The title comes from a rhyme sung by children at the time: “I had a little bird / Its name was Enza / I opened the window / And in-flu-enza”. One theme of the book is that the 1918 pandemic was belittled, treated as a minor inconvenience, and ultimately largely forgotten by later generations. An explanation for this was, no doubt, the coincidence of the outbreaks with the ending of the war, eclipsing the pandemic. Faced with such huge numbers of deaths, amnesia may have been the psychological strategy that made most sense.

The book raises several possible links between the war and the pandemic. The huge British staging camp at Étaples in Northern France was a potential source of the outbreak. However, as with several other hypotheses presented, including the mutagenic impact of gas warfare, the ideas are left floating without the evidence needed to pin them down.

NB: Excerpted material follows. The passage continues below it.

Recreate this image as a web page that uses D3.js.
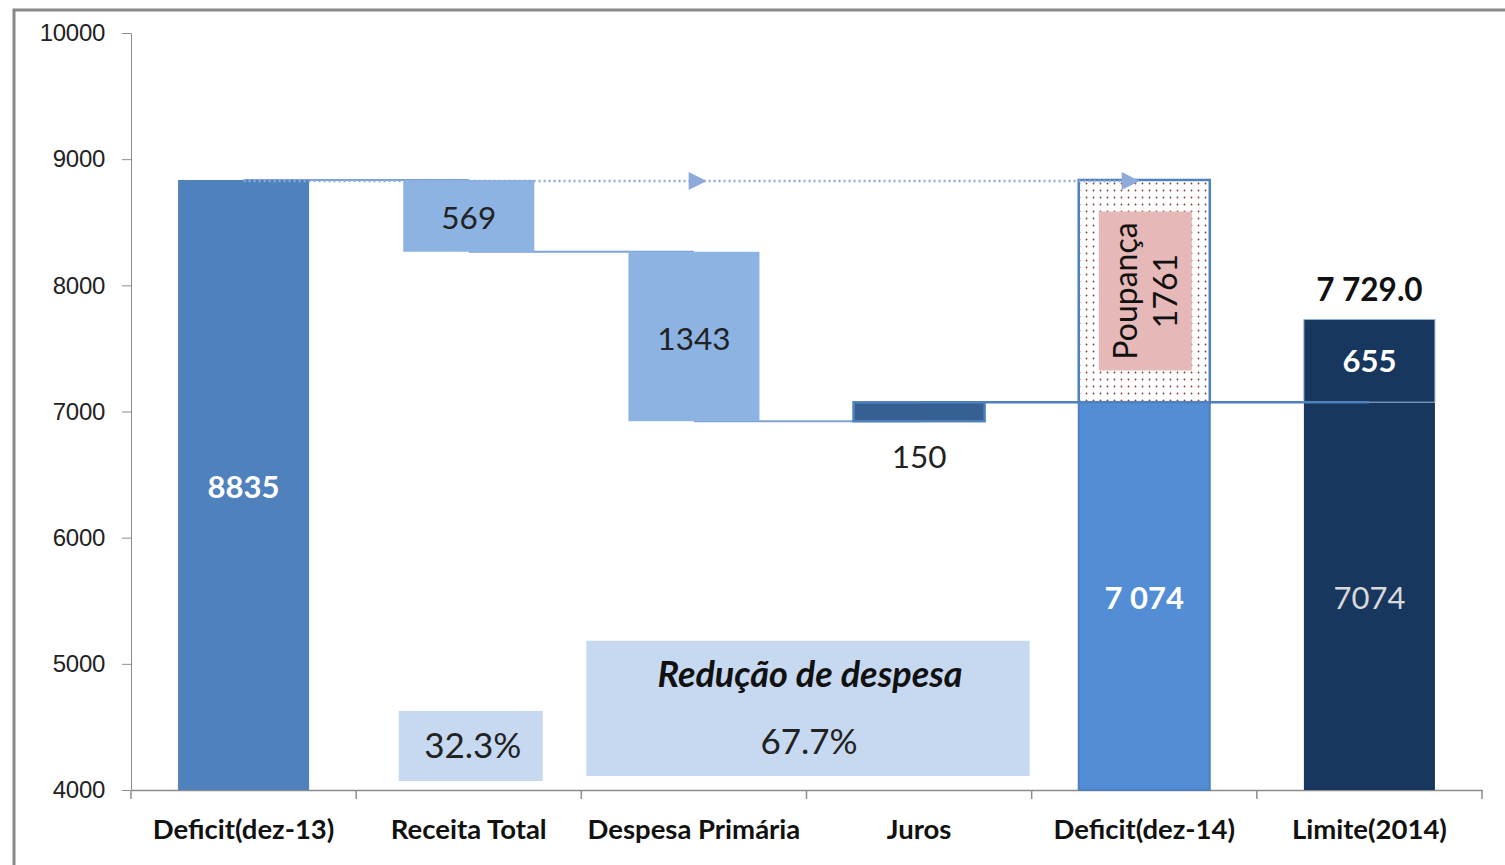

The final chapters bring us up to date with an account of subsequent flu pandemics and of current UK pandemic planning. In the author’s words the “government’s biggest fear is not so much the initial wave of morbidity as the knock-on effects on the British economy” (emphasis added). The key phrase is “business as usual”, which means, for instance, schools generally staying open to avoid parents being forced to stay at home and become “unproductive”, despite the fact that children are the greatest viral shedders. Reading this one gets a familiar sense of government preparing to act to preserve itself rather than the people.

I read this book at a great pace. The frequent use of first hand accounts gives it a welcome human dimension, and the handling of the history and science is at a level suitable for the general reader. I recommend it to anyone who doubts the seriousness of the pandemic flu threat and who has a critical interest in the actions taken by government in our name.